Of course, shackling Wall Street while universalizing health care and providing free public education at college levels would give the country a vital breath of free air, but it is not enough to validate the claim of delivering ‘a social revolution.’
Let’s ask where all of this leads?
The probable short term result is either Trump or Clinton, with Trump navigating the ship of state through turbulent waters fraught with danger and unpredictability or Clinton sailing full speed ahead as if Barack Obama was still the real president, but somehow has grown more macho while aging.
Either outcome is, of course, problematic. If Trump, the beast of fascism slouches ever closer to Washington; if Clinton, the gods of war will be dancing through the night.
There are a few silver linings that may be merely wishful thinking.
It may be that the Republican Party will implode, or reemerge for what it is becoming in any event, that is, the party of discontent and revenge, shedding its pedigree as the sanctuary of privilege and big business.
For the Democrats, the Sanders defeat might give birth to a break with party politics on the part of the left discontented, adopting an anti-three pillars agenda that expands upon what Bernie began so resolutely initiated.
It this possibility that seems plausible given the extraordinary strength of Sanders’ support among voters 18-25 who will be bound to feel more bitterly frustrated than ever by the dynamics of ‘normal politics.’
The country can again become hopeful about the future if a progressive vision of a better America prevails among the young and is fought for by a strong consensus that gives rise to a militant nonviolent movement for drastic change at home and abroad.

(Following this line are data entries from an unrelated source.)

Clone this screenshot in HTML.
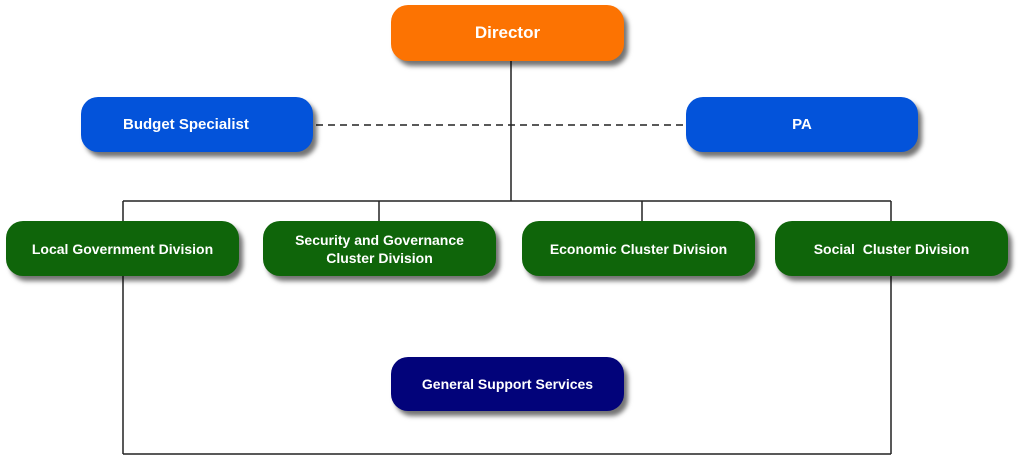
<!DOCTYPE html>
<html><head><style>
body{margin:0;width:1024px;height:456px;background:#fff;position:relative;overflow:hidden;font-family:"Liberation Sans",sans-serif}
.b{position:absolute;border-radius:17px;color:#fff;font-weight:bold;display:flex;align-items:center;justify-content:center;text-align:center;box-shadow:4px 5px 5px rgba(0,0,0,.55);font-size:14px;line-height:18px}
.g{background:#0f650a;top:221px;height:55px;width:233px}
</style></head><body>
<svg width="1024" height="456" style="position:absolute;left:0;top:0">
<g stroke="#222" stroke-width="1.5" fill="none">
<line x1="511" y1="60" x2="511" y2="201"/>
<line x1="123" y1="201" x2="891" y2="201"/>
<line x1="123" y1="201" x2="123" y2="454"/>
<line x1="891" y1="201" x2="891" y2="454"/>
<line x1="379" y1="201" x2="379" y2="221"/>
<line x1="642" y1="201" x2="642" y2="221"/>
<line x1="123" y1="454" x2="891" y2="454"/>
<line x1="316" y1="125" x2="686" y2="125" stroke-dasharray="7,5"/>
</g></svg>
<div class="b" style="left:391px;top:5px;width:233px;height:56px;background:#fc7302;font-size:17px">Director</div>
<div class="b" style="left:81px;top:97px;width:232px;height:55px;background:#0353da;font-size:15px;justify-content:flex-start;padding-left:42px;box-sizing:border-box">Budget Specialist</div>
<div class="b" style="left:686px;top:97px;width:232px;height:55px;background:#0353da;font-size:15px">PA</div>
<div class="b g" style="left:6px">Local Government Division</div>
<div class="b g" style="left:263px">Security and Governance<br>Cluster Division</div>
<div class="b g" style="left:522px">Economic Cluster Division</div>
<div class="b g" style="left:775px">Social&nbsp; Cluster Division</div>
<div class="b" style="left:391px;top:357px;width:233px;height:54px;background:#02037a">General Support Services</div>
</body></html>
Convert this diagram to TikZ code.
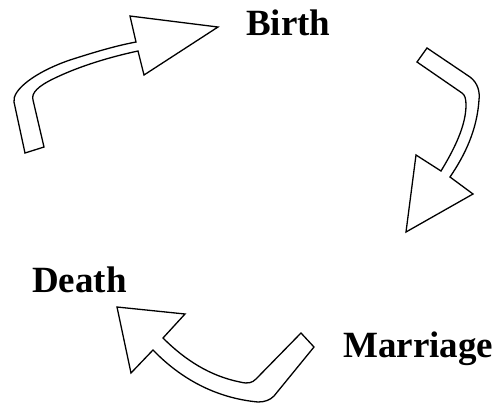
\documentclass[tikz,border=0pt]{standalone}
\usepackage{fontspec}
\setmainfont{Liberation Serif}
\usepackage{tikz}
\usetikzlibrary{positioning}

\begin{document}
\begin{tikzpicture}[
  x=1pt, y=-1pt,
  lbl/.style={font=\fontsize{37}{41}\selectfont\bfseries, inner sep=0pt, anchor=base west},
  cyclearrow/.style={draw=black, fill=white, line width=1.3pt, line join=miter},
]
  \useasboundingbox (0,0) rectangle (496,405);

  \node[lbl] (birth) at (246,35) {Birth};
  \node[lbl] (death) at (32,292) {Death};
  \node[lbl] (marriage) at (343,357) {Marriage};

  % death -> birth
  \draw[cyclearrow] (25,153) -- (14,102) .. controls (12,90) and (35,72) .. (70,60)
    .. controls (95,52) and (115,46) .. (136,42) -- (130,16) -- (218,27) -- (144,75)
    -- (138,51) .. controls (110,57) and (80,66) .. (55,78)
    .. controls (38,86) and (31,93) .. (33,100) -- (44,147) -- cycle;
  % birth -> marriage
  \draw[cyclearrow] (427,48) -- (470,77) .. controls (478,83) and (480,92) .. (479,100)
    .. controls (477,130) and (465,155) .. (450,177) -- (473,194) -- (406,232) -- (416,155)
    -- (441,171) .. controls (455,148) and (466,125) .. (466,105)
    .. controls (466,99) and (465,95) .. (462,93) -- (417,62) -- cycle;
  % marriage -> death
  \draw[cyclearrow] (301,333) -- (256,379) .. controls (252,383) and (248,384) .. (240,382)
    .. controls (210,376) and (185,360) .. (163,338) -- (185,314) -- (117,307) -- (131,373)
    -- (153,350) .. controls (180,378) and (215,398) .. (258,402)
    .. controls (265,402) and (270,400) .. (274,396) -- (314,347) -- cycle;
\end{tikzpicture}
\end{document}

Of course, I may be wrong, my imagination trapped in what now seems most likely.
It is possible that Trump will be stopped and Sanders will prevail, or that some kind of third party will be insinuated in the political process to save the established order from shipwreck. If it happens, then the shape of the future will be different from what is conjectured here, but I doubt that I will have to eat many of these words.